Theorem (Quantitative Coupling Threshold)

If
γ Δ_coord > Δ_local,
then no purely local-only architecture (L) can match the optimal achievable performance, and any system that remains reliably above a target performance level must implement global evaluative coordination (i.e., must realize a shared E_t readable by multiple operators that steers updates/allocations).

Equivalently, define the coupling threshold
$$\gamma^* := \frac{\Delta_{\text{local}}}{\Delta_{\text{coord}}}.$$
Then for γ > γ^*, globality is necessary.

Proof sketch.

The expected reward decomposes into local success plus γ times the coupled success.
Local-only architectures can raise local success by at most Δ_local, but they are capped on coupled success at sup_(L)Pr [a = b = c].
Global-evaluative architectures can improve coupled success by Δ_coord > 0.
When γΔ_coord exceeds the maximum local-only improvement Δ_local, the reward gap is strictly positive:
sup_(G)𝔼[r_t] − sup_(L)𝔼[r_t] ≥ γΔ_coord − Δ_local > 0.
So any architecture achieving near-optimal performance must implement the mechanism that enables Δ_coord, i.e. a shared global evaluative variable usable by both operators.

This is the quantitative “coupling dominates local hacks” transition. ▫

5. Relation to closure, globality, self-indexing

Closure

To exploit Δ_coord under novelty, the shared evaluator must affect control (which module to trust, which allocation to choose). That is closure: E_t→ next-step control.

Globality

The entire statement is a necessity of a shared variable E_t readable by multiple operators.
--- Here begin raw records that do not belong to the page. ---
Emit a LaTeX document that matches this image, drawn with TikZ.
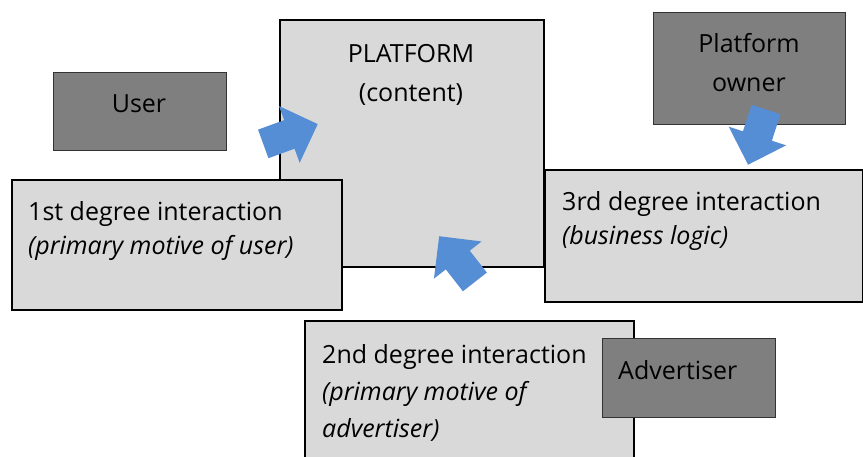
\documentclass[tikz,border=0pt]{standalone}
\usepackage{fontspec}
\setmainfont{Open Sans}
\usepackage{tikz}
\usetikzlibrary{shapes.arrows,positioning}
\definecolor{lightfill}{HTML}{D9D9D9}
\definecolor{darkfill}{HTML}{7F7F7F}
\definecolor{arrowblue}{HTML}{558ED5}
\tikzstyle{lightbox}=[rectangle, draw=black, line width=1.6pt, fill=lightfill, anchor=north west, inner sep=0pt]
\tikzstyle{darkbox}=[rectangle, draw=black!80, line width=1pt, fill=darkfill, anchor=north west, inner sep=0pt]
\tikzstyle{boxtext}=[align=left, anchor=base west, inner sep=0pt, font=\fontsize{25}{34}\selectfont]
\tikzstyle{mid}=[align=center, anchor=base, font=\fontsize{25}{39}\selectfont]
\tikzstyle{blockarrow}=[single arrow, fill=arrowblue, draw=none, inner xsep=0pt, inner ysep=15pt, minimum height=58pt, single arrow head extend=15pt, anchor=tip]
\newcommand{\panel}{\node[lightbox]}
\newcommand{\actor}{\node[darkbox]}
\newcommand{\blockarrow}{\node[blockarrow]}

\begin{document}
\begin{tikzpicture}[x=1pt, y=-1pt]
            \useasboundingbox (0,0) rectangle (863,457);
            \clip (0,0) rectangle (863,457);
            \panel (platform) at (279,19) [minimum width=264pt, minimum height=247pt]{};
            \panel (first) at (11,179) [minimum width=330pt, minimum height=130pt]{};
            \panel (third) at (544,169) [minimum width=318pt, minimum height=132pt]{};
            \panel (second) at (304,320) [minimum width=329pt, minimum height=160pt]{};
            \actor (advertiser) at (602,338) [minimum width=173pt, minimum height=79pt]{};
            \actor (user) at (53,72) [minimum width=173pt, minimum height=78pt]{};
            \actor (owner) at (653,12) [minimum width=192pt, minimum height=112pt]{};
            % multi-line texts sit on the baseline of their last line
            \node[boxtext, mid] (platformtext) at (411,102) {PLATFORM\\(content)};
            \node[boxtext, mid] (usertext) at (139,113) {User};
            \node[boxtext, mid] (ownertext) at (749,92) {Platform\\owner};
            \node[boxtext] (firsttext) at (28,255) {1st degree interaction\\\textit{(primary motive of user)}};
            \node[boxtext] (thirdtext) at (562,245) {3rd degree interaction\\\textit{(business logic)}};
            \node[boxtext, font=\fontsize{25}{37}\selectfont] (secondtext) at (322,437) {2nd degree interaction\\\textit{(primary motive of}\\\textit{advertiser)}};
            \node[boxtext] (advertisertext) at (618,379) {Advertiser};
            % arrows placed by their tips
            \blockarrow (userarrow) at (318,124) [rotate=20]{};
            \blockarrow (advertiserarrow) at (439,236) [rotate=128]{};
            \blockarrow (ownerarrow) at (748,165) [rotate=-108]{};
        \end{tikzpicture}
\end{document}
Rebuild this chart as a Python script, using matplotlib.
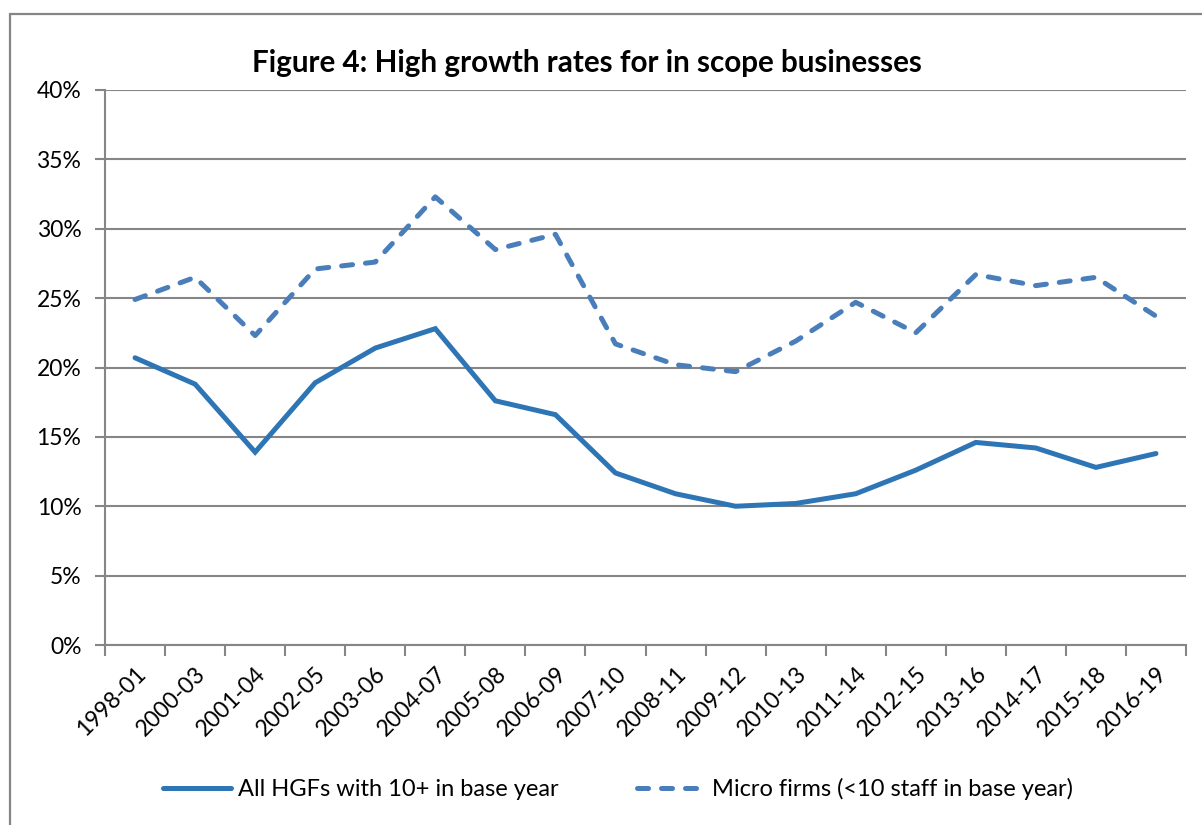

That is globality.

Self-indexing

This proof does not require explicit branching; it’s a coordination necessity. If the system additionally maintains competing internal candidates (branches/hypotheses/plans), then self-indexing becomes necessary for stable credit assignment.
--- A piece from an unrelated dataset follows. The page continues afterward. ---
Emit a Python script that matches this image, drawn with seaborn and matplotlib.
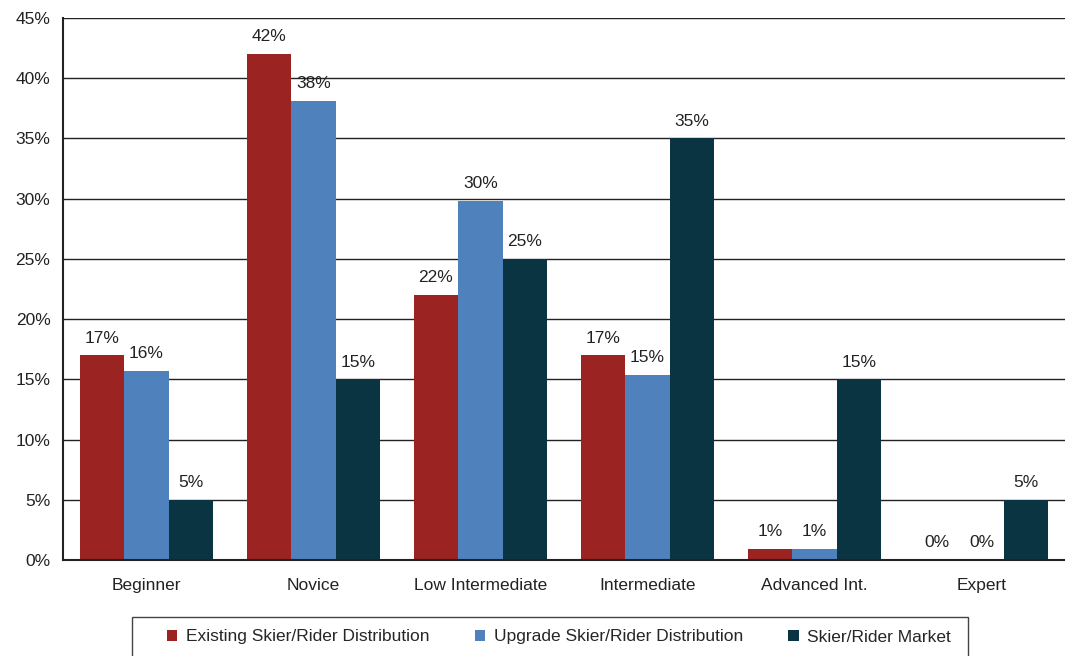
import matplotlib
matplotlib.use("Agg")
import matplotlib.pyplot as plt
import seaborn as sns
import pandas as pd
from matplotlib.ticker import MultipleLocator, FuncFormatter
from matplotlib.patches import Patch, Rectangle

categories = ["Beginner", "Novice", "Low Intermediate", "Intermediate", "Advanced Int.", "Expert"]
series_names = ["Existing Skier/Rider Distribution", "Upgrade Skier/Rider Distribution", "Skier/Rider Market"]
existing = [17.0, 42.0, 22.0, 17.0, 0.9, 0.0]
upgrade = [15.7, 38.1, 29.8, 15.4, 0.9, 0.0]
market = [5.0, 15.0, 25.0, 35.0, 15.0, 5.0]
labels_existing = ["17%", "42%", "22%", "17%", "1%", "0%"]
labels_upgrade = ["16%", "38%", "30%", "15%", "1%", "0%"]
labels_market = ["5%", "15%", "25%", "35%", "15%", "5%"]
colors = ["#9B2423", "#4F81BD", "#0B3442"]

rows = []
for name, vals in zip(series_names, [existing, upgrade, market]):
    for c, v in zip(categories, vals):
        rows.append({"category": c, "series": name, "value": v})
df = pd.DataFrame(rows)

sns.set_theme(style="white")
plt.rcParams['font.family'] = ['Liberation Sans Narrow', 'Liberation Sans', 'DejaVu Sans']

W, H = 1065, 656
fig = plt.figure(figsize=(W/100, H/100), dpi=100)
ax = fig.add_axes([63/W, 1-560/H, 1002/W, 542/H])

sns.barplot(data=df, x="category", y="value", hue="series", order=categories,
            hue_order=series_names, palette=colors, width=0.8, saturation=1,
            edgecolor="none", linewidth=0, ax=ax, legend=False, zorder=3)

ax.set_ylim(0, 45)
ax.set_xlim(-0.5, len(categories) - 0.5)
ax.yaxis.set_major_locator(MultipleLocator(5))
ax.yaxis.set_major_formatter(FuncFormatter(lambda v, p: f"{int(round(v))}%"))
ax.grid(axis="y", color="#222222", linewidth=1.0, zorder=0)
ax.set_axisbelow(True)
ax.set_xlabel("")
ax.set_ylabel("")
for s in ["top", "right"]:
    ax.spines[s].set_visible(False)
for s in ["left", "bottom"]:
    ax.spines[s].set_color("#222222")
    ax.spines[s].set_linewidth(1.5)
    ax.spines[s].set_zorder(4)
ax.tick_params(axis="both", labelsize=12.5, colors="#222222", length=0)
ax.tick_params(axis="x", pad=13)
ax.tick_params(axis="y", pad=9)

all_labels = [labels_existing, labels_upgrade, labels_market]
for cont, labs in zip(ax.containers, all_labels):
    ax.bar_label(cont, labels=labs, padding=7, fontsize=12.5, color="#222222")

# legend frame
fig.patches.append(Rectangle((132/W, -0.02), (968-132)/W, (656-617)/H + 0.02,
                             transform=fig.transFigure, facecolor="white",
                             edgecolor="#444444", linewidth=1.0, zorder=1))
handles = [Patch(facecolor=c, edgecolor="none") for c in colors]
leg = fig.legend(handles, series_names, loc="center",
                 bbox_to_anchor=(559/W, 1-637/H),
                 ncol=3, frameon=False, fontsize=12.5,
                 handlelength=0.6, handleheight=0.6, handletextpad=0.5,
                 columnspacing=2.6, borderpad=0, borderaxespad=0)
leg.set_zorder(5)

fig.savefig("out.png", dpi=100)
6. Minimal corollary (one-line)

A compact “threshold slogan” is:
$$\boxed{\text{Global evaluative broadcast is forced when } \gamma\,\Pr[\text{coordination error}] \gtrsim \text{best local adaptation margin}.}$$

In words: global workspace pressure emerges when the cost of miscoordination outweighs any purely local improvement.

7. Remarks and variants

More modules. For m > 2 operators, the coupled term can be g = 𝟙[a⁽¹⁾ = ⋯ = a^(m) = c]. The local-only coordination probability typically decays exponentially in m, making Δ_coord larger and γ^* smaller.
Continuous actions. Replace {0, 1} with ℝ^d and let g measure alignment (e.g., negative squared deviation from a joint manifold). Threshold behavior persists whenever coordination loss grows faster than local gains.
Resource bounds as information bounds. Instead of BSC observations, bound mutual information I(o^A; c) ≤ I₀. Local-only coordination is then information-limited; global evaluation aggregates across channels.
Novelty rate matters. If c_t changes with rate λ, then disagreement-resolution must track it. Too small leverage (weak closure) causes lag, increasing coordination error; the threshold condition becomes γΔ_coord(λ) > Δ_local(λ).

8. Takeaway

There is a sharp and parameterized sense in which global evaluative coordination becomes necessary:

When coupling is weak, modular local loops can work.
When coupling is strong enough (γ > γ^*), local-only systems hit an irreducible coordination floor.

Thus, bounded general intelligence in strongly coupled environments forces a shared evaluative control state E_t readable by multiple operators: the quantitative version of globality necessity.